Annette Burckart

“Soaring”
Washed Ashore
This piece was made in response to my work with the bereaved.
Often at times, we feel as if we have to bottle up our emotions because they are too much to deal with. We cork them in a bottle, throw them out into the ocean, and hope they will disappear. However, they wash back up to shore and we find ourselves staring back at them until we pay attention to them.
I am honored to have this piece published in the Artist’s Grief Deck (a project in New York that recently launched in response to the pandemic) and provides cards of grief prompts/art for individuals to address their loss. I am thankful to Hospice of Dayton for backing this project and seeing the impact that it will have on others in multiple ways!
Rise Above
This piece depicts practicing art therapy in the year 2020. I entered my Internship and found that I would have to pioneer into the world of virtual art therapy during a pandemic. The torn paper represents the media and challenges that we have had to face as a society. The photo is one of myself, at age 4, on a tire swing at a favorite park where we used to vacation. I have had to reach into this inner child to find resilience this year and rise above, remembering the child-like passion that I have even when the media brings fear/anxiety. My inner child gives me joy, confidence, and a spirit of play that allows me to soar above it all and as I look through the tire swing to the ground below , I am able to see beyond the weary world and find peace and hope.
Soaring
This piece has not only defined my journey as an art therapist, but my personal journey as well. We have moved to 10 locations in 20 years of marriage. The map is a representation of relocation and travel. The person on the swing has had to “pump” her legs to keep her swing moving each time. This swing has been challenged by the birth of 3 children, multiple jobs, new degrees, separation from family, and a traveling husband. My faith has kept me grounded during these challenges and has given me the ability to keep on “pumping my legs.” The breeze refreshes me, and I am given new strength. As I move into this new role as an art therapist, I will be able to soar above the new challenges I face because I have built character through each of these challenges.
Conflicted
This piece was made early on in my art therapy journey when I was trying to take flight into new territory. I was feeling conflicted by the many challenges of juggling a family, working, and going to school. I wasn’t sure that I was on the right path and I encountered lighting and storms at times. I had to patiently wait until these cleared before I could “lift off” again. Over time, the skies began to part, and I had a clearer vision of what was ahead.
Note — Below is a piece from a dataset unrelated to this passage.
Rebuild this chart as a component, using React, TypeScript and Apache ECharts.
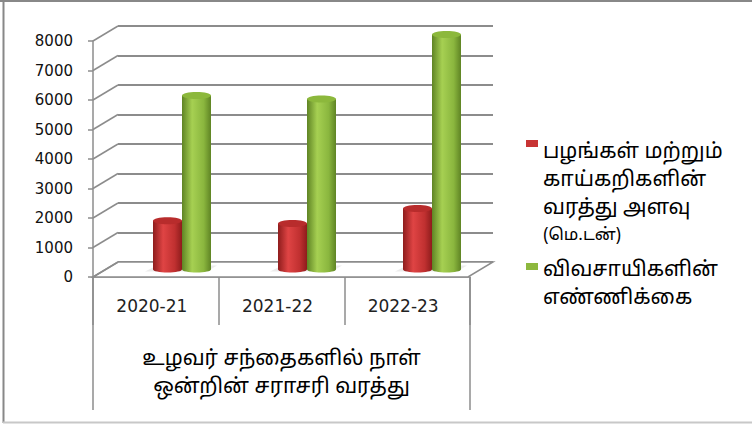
import React, { useEffect, useRef } from "react";
import * as echarts from "echarts";

const categories = ["2020-21", "2021-22", "2022-23"];
const produceArrival = [1650, 1560, 2070];
const farmerCount = [5900, 5780, 7970];
const yTicks = [0, 1000, 2000, 3000, 4000, 5000, 6000, 7000, 8000];
const legendProduceLines = ["பழங்கள் மற்றும்", "காய்கறிகளின்", "வரத்து அளவு"];
const legendProduceUnit = "(மெ.டன்)";
const legendFarmerLines = ["விவசாயிகளின்", "எண்ணிக்கை"];
const axisTitle = "உழவர் சந்தைகளில் நாள்\nஒன்றின் சராசரி வரத்து";

const GRID_GRAY = "#8c8c8c";
const DEPTH_DX = -25;
const DEPTH_DY = 15;
const BAR_W = 29;
const TAMIL_FONT = "'Noto Sans Tamil', 'Lohit Tamil', 'Latha', 'Noto Sans', sans-serif";

function cylinder(colors: { dark: string; light: string; mid: string; top: string }, side: number) {
  return (params: any, api: any) => {
    const ci = api.value(0);
    const v = api.value(1);
    const top = api.coord([ci, v]);
    const base = api.coord([ci, 0]);
    const x = side < 0 ? top[0] - BAR_W : top[0];
    const cx = x + BAR_W / 2;
    const grad = {
      type: "linear", x: 0, y: 0, x2: 1, y2: 0,
      colorStops: [
        { offset: 0, color: colors.dark },
        { offset: 0.35, color: colors.light },
        { offset: 0.75, color: colors.mid },
        { offset: 1, color: colors.dark },
      ],
    };
    const children: any[] = [];
    if (side < 0) {
      children.push({
        type: "polygon",
        shape: { points: [[x - 8, base[1] + 2], [x + 4, base[1] - 4], [x + 2 * BAR_W + 6, base[1] - 4], [x + 2 * BAR_W - 4, base[1] + 2]] },
        style: { fill: "rgba(0,0,0,0.08)" },
      });
    }
    children.push(
      { type: "ellipse", shape: { cx, cy: base[1], rx: BAR_W / 2, ry: 3 }, style: { fill: grad } },
      { type: "rect", shape: { x, y: top[1], width: BAR_W, height: base[1] - top[1] }, style: { fill: grad } },
      { type: "ellipse", shape: { cx, cy: top[1], rx: BAR_W / 2, ry: 3.5 }, style: { fill: colors.top } }
    );
    return { type: "group", children };
  };
}

export default function App() {
  const ref = useRef<HTMLDivElement>(null);
  useEffect(() => {
    if (!ref.current) return;
    const chart = echarts.init(ref.current, undefined, { renderer: "svg" });
    const legendTexts: any[] = [];
    legendProduceLines.forEach((t, i) => {
      legendTexts.push({
        type: "text", left: 543, top: 142 + i * 28,
        style: { text: t, font: `21px ${TAMIL_FONT}`, fill: "#000" },
      });
    });
    legendTexts.push({
      type: "text", left: 543, top: 227,
      style: { text: legendProduceUnit, font: `17px ${TAMIL_FONT}`, fill: "#000" },
    });
    legendFarmerLines.forEach((t, i) => {
      legendTexts.push({
        type: "text", left: 543, top: 260 + i * 28,
        style: { text: t, font: `21px ${TAMIL_FONT}`, fill: "#000" },
      });
    });

    chart.setOption({
      animation: false,
      backgroundColor: "#fff",
      grid: [
        { left: 118, top: 26, width: 375, height: 236 },
        { left: 93, top: 41, width: 377, height: 236 },
        { left: 119.5, top: 33.5, width: 375, height: 236 },
      ],
      xAxis: [
        { type: "category", gridIndex: 0, data: categories, show: false },
        {
          type: "category", gridIndex: 1, data: categories,
          axisLine: { show: true, lineStyle: { color: GRID_GRAY, width: 1.5 } },
          axisTick: { show: true, length: 48, interval: 0, alignWithLabel: false, lineStyle: { color: GRID_GRAY, width: 1.5 } },
          axisLabel: { fontSize: 17, fontFamily: "DejaVu Sans", color: "#222", margin: 20, interval: 0, padding: [0, 8, 0, 0] },
          name: axisTitle,
          nameLocation: "middle",
          nameGap: 69,
          nameTextStyle: { fontSize: 21, fontFamily: TAMIL_FONT, color: "#000", lineHeight: 28 },
        },
        { type: "category", gridIndex: 2, data: categories, show: false },
      ],
      yAxis: [
        {
          type: "value", gridIndex: 0, min: 0, max: 8000, interval: 1000,
          axisLine: { show: false }, axisTick: { show: false }, axisLabel: { show: false },
          splitLine: { show: true, lineStyle: { color: GRID_GRAY, width: 1.8 } },
        },
        {
          type: "value", gridIndex: 1, min: 0, max: 8000, interval: 1000,
          axisLine: { show: true, lineStyle: { color: GRID_GRAY, width: 1.5 } },
          axisTick: { show: true, length: 5, lineStyle: { color: GRID_GRAY, width: 1.5 } },
          axisLabel: { fontSize: 15, fontFamily: "DejaVu Sans", color: "#111", margin: 20, formatter: (v: number) => String(v) },
          splitLine: { show: false },
        },
        { type: "value", gridIndex: 2, min: 0, max: 8000, interval: 1000, show: false, splitLine: { show: false } },
      ],
      series: [
        {
          type: "custom", xAxisIndex: 0, yAxisIndex: 0, silent: true, z: 1,
          data: yTicks.map((v) => [0, v]),
          renderItem: (params: any, api: any) => {
            const v = api.value(1);
            const c = api.coord([0, v]);
            const band = api.size([1, 0])[0];
            const bx = c[0] - band / 2;
            const by = c[1];
            const children: any[] = [];
            if (v === 0) {
              const rx = bx + band * categories.length;
              children.push({
                type: "polygon",
                shape: { points: [[bx, by], [rx, by], [rx + DEPTH_DX, by + DEPTH_DY], [bx + DEPTH_DX, by + DEPTH_DY]] },
                style: { fill: "#fff", stroke: GRID_GRAY, lineWidth: 1.5 },
              });
            }
            children.push({
              type: "line",
              shape: { x1: bx, y1: by, x2: bx + DEPTH_DX, y2: by + DEPTH_DY },
              style: { stroke: GRID_GRAY, lineWidth: 1.5 },
            });
            return { type: "group", children };
          },
        },
        {
          type: "custom", name: "produce", xAxisIndex: 2, yAxisIndex: 2, z: 5,
          data: produceArrival.map((v, i) => [i, v]),
          renderItem: cylinder({ dark: "#8e1c1c", light: "#df4444", mid: "#c03030", top: "#b82c2c" }, -1),
        },
        {
          type: "custom", name: "farmers", xAxisIndex: 2, yAxisIndex: 2, z: 5,
          data: farmerCount.map((v, i) => [i, v]),
          renderItem: cylinder({ dark: "#5f8424", light: "#a6d052", mid: "#8ab63e", top: "#8cb83c" }, 1),
        },
      ],
      graphic: [
        { type: "line", shape: { x1: 93, y1: 277, x2: 93, y2: 410 }, style: { stroke: GRID_GRAY, lineWidth: 1.5 } },
        { type: "line", shape: { x1: 470, y1: 277, x2: 470, y2: 410 }, style: { stroke: GRID_GRAY, lineWidth: 1.5 } },
        { type: "line", shape: { x1: 0, y1: 1, x2: 752, y2: 1 }, style: { stroke: "#888", lineWidth: 2 } },
        { type: "line", shape: { x1: 3.5, y1: 0, x2: 3.5, y2: 423 }, style: { stroke: "#888", lineWidth: 2 } },
        { type: "line", shape: { x1: 3, y1: 422.5, x2: 752, y2: 422.5 }, style: { stroke: "#c8c8c8", lineWidth: 2 } },
        { type: "rect", shape: { x: 526, y: 140, width: 12, height: 7 }, style: { fill: "#c83434" } },
        { type: "rect", shape: { x: 526, y: 263, width: 12, height: 7 }, style: { fill: "#8db83e" } },
        ...legendTexts,
      ],
    });
    return () => chart.dispose();
  }, []);
  return <div ref={ref} style={{ position: "absolute", left: 0, top: 0, width: 752, height: 425 }} />;
}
Journey of an Art Therapist
This piece was inspired after attending the Virtual AATA conference and receiving encouragement to tell our stories. My story is not ordinary, therefore journaling and illustrating in a book fashion, did not seem to fit. The first circle depicts how art therapy was always right in front me, at my feet (through various jobs). Circle 2 shows how I was mentored by a wonderful art therapist at the organization where I was already working. The third circle depicts a crossroad where I had to make a decision about pursing my dream. Circle 4 unlocks the potential that I felt I was lacking. Circle 5 – Enter Covid to our community. Circle 6- Pioneering into virtual art therapy. Circle 7- Soaring and recognizing how far I have come. The lights represent all that has been bright and good during this journey, my mentors and fellow professionals that have encouraged me, as well as my patient family members who have cheered me on and have walked this path with me as well. I am thankful for each of them! The old drawer that I used to display my story has made a few physical moves with me and has been a part of my history. Turning old into new – Isn’t that how healing begins? “Trust the process” couldn’t be any more real to me at this point.
Balance
This piece was created during my Internship when I felt that I needed to remind myself of the balance that I needed in my life. I was recognizing that self-care was often put on the shelf. I wanted to create a reminder that I could keep on my desk to touch and feel when I needed a break. One basket often felt heavier than another. The middle of the scale is not a perfect vertical as it reminds me that I don’t have to have perfection, just do the best that I can, as long as I am able to pay attention to other areas of my life.
Lift Off
These hot air balloons were created with blown glass, string, foil, and clay. The process of the refining in the fire (as glass was added and each ball was turned and put back into the heat) was symbolic of the refining of my clinical skills. One balloon has darker colors (as some days often do), and the other balloon lets more light in. The glass balls hold air (breath of life) which we bring to our clients. The lift off process is the magic of watching art therapy take effect. I have witnessed this in several clients that have been moved by the process and as I watch the balloons lift off, I am overcome by emotion.